In reply, Roy said the freedom conservative statement of principles is just that, and that many of the signatories, including himself, work at think tanks with specific policy proposals addressing and offering concrete steps for each of the statement’s points.

Regardless of what is and isn’t included in both statements, Roy said the difference between the two boils down to this: “We believe that free enterprise is the foundation of prosperity and that individual liberty is one of the most important rights there is. And that is not true of the national conservatives.”

Which path should the GOP take?

As to which statement outlines a more promising outlook for the GOP, Continetti, who has made it his work to trace the history of the party to better understand its future, offers a metaphor.

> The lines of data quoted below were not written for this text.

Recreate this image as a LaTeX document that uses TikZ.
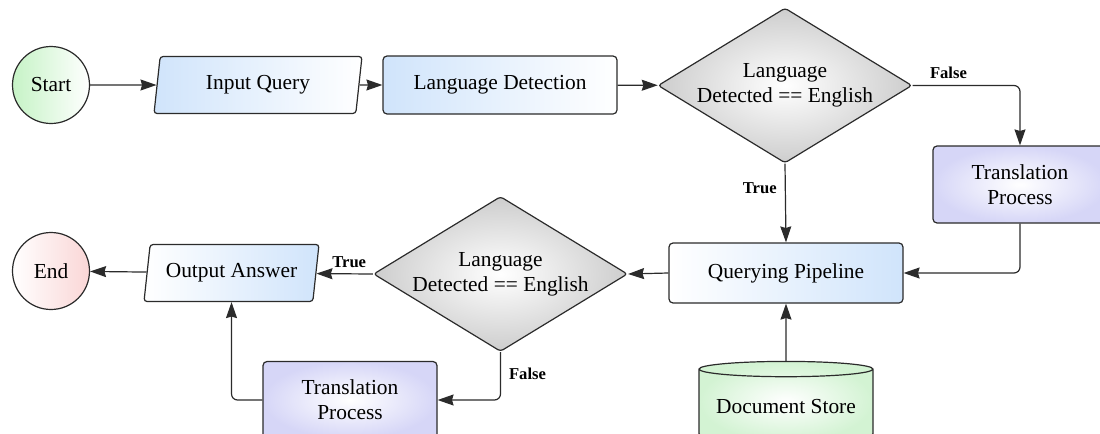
\documentclass[tikz,border=0pt]{standalone}
\usepackage{fontspec}
\setmainfont{Liberation Serif}
\usepackage{tikz}
\usepackage{xcolor}
\usetikzlibrary{arrows.meta,positioning,shapes.geometric}
\definecolor{ink}{HTML}{2B2B2B}
\definecolor{mintbg}{HTML}{C6F3C6}
\definecolor{rosebg}{HTML}{FAD6D6}
\definecolor{skybg}{HTML}{D0E4FB}
\definecolor{greybg}{HTML}{CDCDCD}
\definecolor{lilacbg}{HTML}{D6D6F7}
\definecolor{storebg}{HTML}{D3F3D3}
\newcommand{\boxfont}{\fontsize{10.7}{12.5}\selectfont}
\tikzset{
  termnode/.style={circle,draw=ink,line width=0.6pt,minimum size=38.5pt,
                   inner sep=0pt,font=\boxfont},
  startnode/.style={termnode,left color=mintbg,right color=white},
  endnode/.style={termnode,left color=white,right color=rosebg},
  iobox/.style={trapezium,trapezium left angle=77,trapezium right angle=103,
                trapezium stretches body,draw=ink,line width=0.6pt,
                rounded corners=1.5pt,minimum height=28.5pt,inner sep=2pt,
                font=\boxfont},
  procbox/.style={rectangle,draw=ink,line width=0.6pt,rounded corners=2pt,
                  minimum width=117pt,minimum height=29pt,align=center,
                  font=\boxfont},
  transbox/.style={procbox,minimum width=87pt,minimum height=38.5pt,
                   inner color=white,outer color=lilacbg},
  choice/.style={diamond,aspect=1.64,draw=ink,line width=0.6pt,
                 rounded corners=1.5pt,minimum width=127pt,
                 minimum height=77.5pt,inner sep=0pt,align=center,
                 inner color=white,outer color=greybg,font=\boxfont},
  storenode/.style={cylinder,shape border rotate=90,aspect=0.1,draw=ink,
                    line width=0.6pt,minimum width=87pt,minimum height=40pt,
                    inner color=white,outer color=storebg,font=\boxfont},
  flow/.style={-{Stealth[length=8pt,width=5.5pt,inset=0.8pt]},
               line width=0.6pt,draw=ink,rounded corners=3pt},
  flowlbl/.style={font=\fontsize{8.3}{10}\selectfont\bfseries,inner sep=1pt}
}
\begin{document}
\begin{tikzpicture}[x=0.5pt,y=-0.5pt]
    \path[use as bounding box] (0,0) rectangle (1100,434);
    % top row
    \node[startnode] (start) at (51,85) {Start};
    \node[iobox,minimum width=104pt,left color=skybg,right color=white]
      (inq) at (258,85) {Input Query};
    \node[procbox,left color=skybg,right color=white] (ld) at (500,85)
      {Language Detection};
    \node[choice] (dec1) at (785,85.5) {Language\\Detected == English};
    \node[transbox] (trans1) at (1020,184.5) {Translation\\Process};
    % bottom row
    \node[procbox,minimum height=30pt,left color=white,right color=skybg]
      (qp) at (786,273) {Querying Pipeline};
    \node[storenode] (store) at (786,407) {Document Store};
    \node[choice] (dec2) at (500.5,274) {Language\\Detected == English};
    \node[iobox,minimum width=87.5pt,left color=white,right color=skybg]
      (out) at (231.5,273) {Output Answer};
    \node[endnode] (endn) at (51,271) {End};
    \node[transbox] (trans2) at (350,400) {Translation\\Process};

    \draw[flow] (start) -- (inq);
    \draw[flow] (inq) -- (ld);
    \draw[flow] (ld) -- (dec1);
    \draw[flow] (dec1.east) -| node[flowlbl,pos=0.167,above=2pt] {False}
      (trans1.north);
    \draw[flow] (dec1.south) -- node[flowlbl,pos=0.31,left=3pt] {True}
      (qp.north);
    \draw[flow] (trans1.south) |- (qp.east);
    \draw[flow] (store.north) -- (qp.south);
    \draw[flow] (qp.west) -- (dec2.east);
    \draw[flow] (dec2.west) -- node[flowlbl,pos=0.42,above=2pt] {True}
      (out);
    \draw[flow] (dec2.south) |- node[flowlbl,pos=0.23,right=3pt] {False}
      (trans2.east);
    \draw[flow] (trans2.west) -| (out.south);
    \draw[flow] (out) -- (endn);
  \end{tikzpicture}
\end{document}
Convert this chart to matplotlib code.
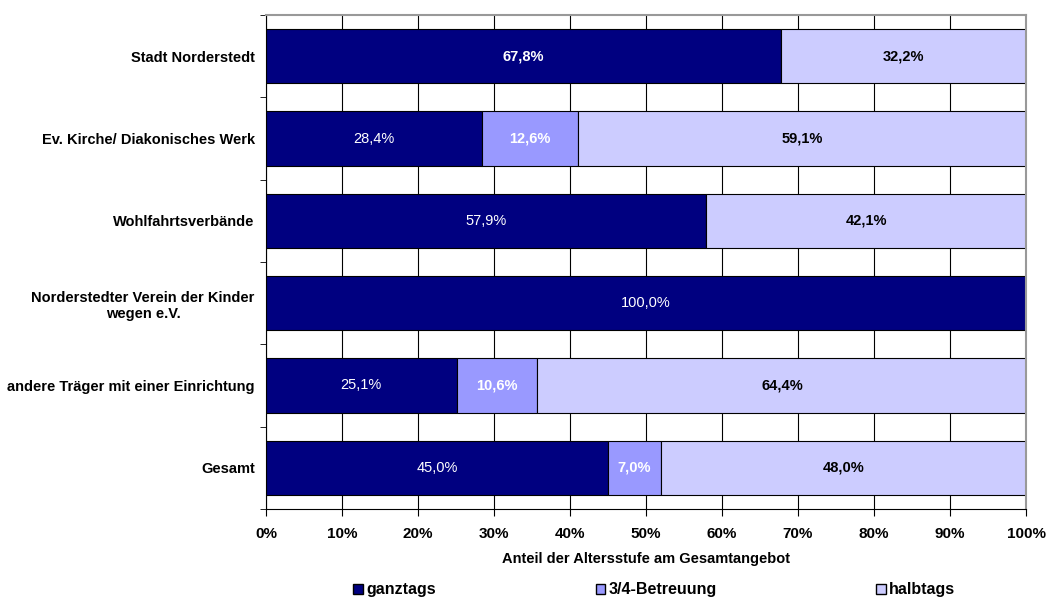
import matplotlib.pyplot as plt
import numpy as np
from matplotlib.patches import Patch
from matplotlib.ticker import FixedLocator

plt.rcParams['font.family'] = ['Liberation Sans', 'DejaVu Sans']

categories = [
    "Stadt Norderstedt",
    "Ev. Kirche/ Diakonisches Werk",
    "Wohlfahrtsverbände",
    "Norderstedter Verein der Kinder\nwegen e.V.",
    "andere Träger mit einer Einrichtung",
    "Gesamt",
]
ganztags = [67.8, 28.4, 57.9, 100.0, 25.1, 45.0]
dreiviertel = [0.0, 12.6, 0.0, 0.0, 10.6, 7.0]
halbtags = [32.2, 59.1, 42.1, 0.0, 64.4, 48.0]
ganztags_bold = [True, False, False, False, False, False]

series = [
    ("ganztags", ganztags, "#000080"),
    ("3/4-Betreuung", dreiviertel, "#9999FF"),
    ("halbtags", halbtags, "#CCCCFF"),
]

fig = plt.figure(figsize=(10.47, 6.03), dpi=100)
ax = fig.add_axes([0.254, 0.156, 0.726, 0.819])

y = np.arange(len(categories))
left = np.zeros(len(categories))
for name, vals, color in series:
    vals = np.array(vals)
    ax.barh(y, vals, left=left, height=0.66, color=color, edgecolor="black",
            linewidth=0.8, zorder=2)
    for i, v in enumerate(vals):
        if v <= 0:
            continue
        if name == "ganztags":
            txt_color, weight = "white", ("bold" if ganztags_bold[i] else "normal")
        elif name == "3/4-Betreuung":
            txt_color, weight = "white", "bold"
        else:
            txt_color, weight = "black", "bold"
        ax.text(left[i] + v / 2, i, f"{v:.1f}%".replace(".", ","),
                ha="center", va="center", color=txt_color, fontsize=10.5,
                fontweight=weight, zorder=3)
    left += vals

ax.set_xlim(0, 100)
ax.set_ylim(len(categories) - 0.5, -0.5)
ax.set_xticks(np.arange(0, 101, 10))
ax.set_xticklabels([f"{t}%" for t in range(0, 101, 10)], fontsize=11, fontweight="bold")
ax.tick_params(axis="x", direction="out", length=5, pad=8)

ax.set_yticks(y)
ax.set_yticklabels(categories, fontsize=10.5, fontweight="bold", ha="right",
                   multialignment="center")
ax.tick_params(axis="y", which="major", length=0, pad=8)
ax.yaxis.set_minor_locator(FixedLocator(np.arange(-0.5, len(categories), 1.0)))
ax.tick_params(axis="y", which="minor", direction="out", length=4)

ax.grid(axis="x", color="black", linewidth=0.8, zorder=0)
ax.set_axisbelow(True)
for side in ("top", "right"):
    ax.spines[side].set_color("#999999")
    ax.spines[side].set_linewidth(1.5)
for side in ("left", "bottom"):
    ax.spines[side].set_color("black")

ax.set_xlabel("Anteil der Altersstufe am Gesamtangebot", fontsize=10.5,
              fontweight="bold", labelpad=8)

handles = [Patch(facecolor=c, edgecolor="black", label=n) for n, _, c in series]
fig.legend(handles=handles, loc="center", bbox_to_anchor=(0.625, 0.022), ncol=3,
           frameon=False, prop={"size": 11.5, "weight": "bold"},
           handlelength=0.6, handleheight=0.6, handletextpad=0.2,
           columnspacing=10, borderaxespad=0, borderpad=0)

fig.savefig("out.png", dpi=100)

“I would just say the proof is in the pudding,” Continetti said. “All the places where the right has been most successful have been places where the right acted in line within the tradition of freedom, and the idea of limited constitutional government, and with the idea that experts have no claim to superior knowledge about the economy or anything else.”

Continetti pointed to the accomplishments of the Trump presidency, which he believes align more with freedom conservatives’ goals, including originalist judicial appointments, deregulation and tax cuts, as well as advances recently made by the school choice movement in states across the country.

But what Continetti doesn’t mention is that Trump’s policy agenda for a potential second term look much more like a national conservative wishlist, with plans to draw from think tanks that have embraced the movement, such as the Heritage Foundation, to fill White House positions, and plans to bring federal agencies under direct presidential control.

Trump currently leads in national polling averages by 40 percentage points over his nearest GOP primary opponent. And the second and third runners-up, DeSantis and Ramaswamy, have both strived to make a name for themselves among national conservatives, with the former wielding state executive power to send a message to private companies seen as too “woke” and the latter saying he would cap the number of refugees admitted into the U.S. each year at “darn close to zero.

According to Continetti, whatever path the Republican Party takes it is paramount that it preserve one thing — not a particular tradition or way of life, but a statement of principle — that “freedom and human dignity and belief in God are not in conflict, but can cooperate.”

“These are the principles that have guided the conservative movement in the main for decades now,” Continetti said. “And I don’t think they should be thrown away lightly.”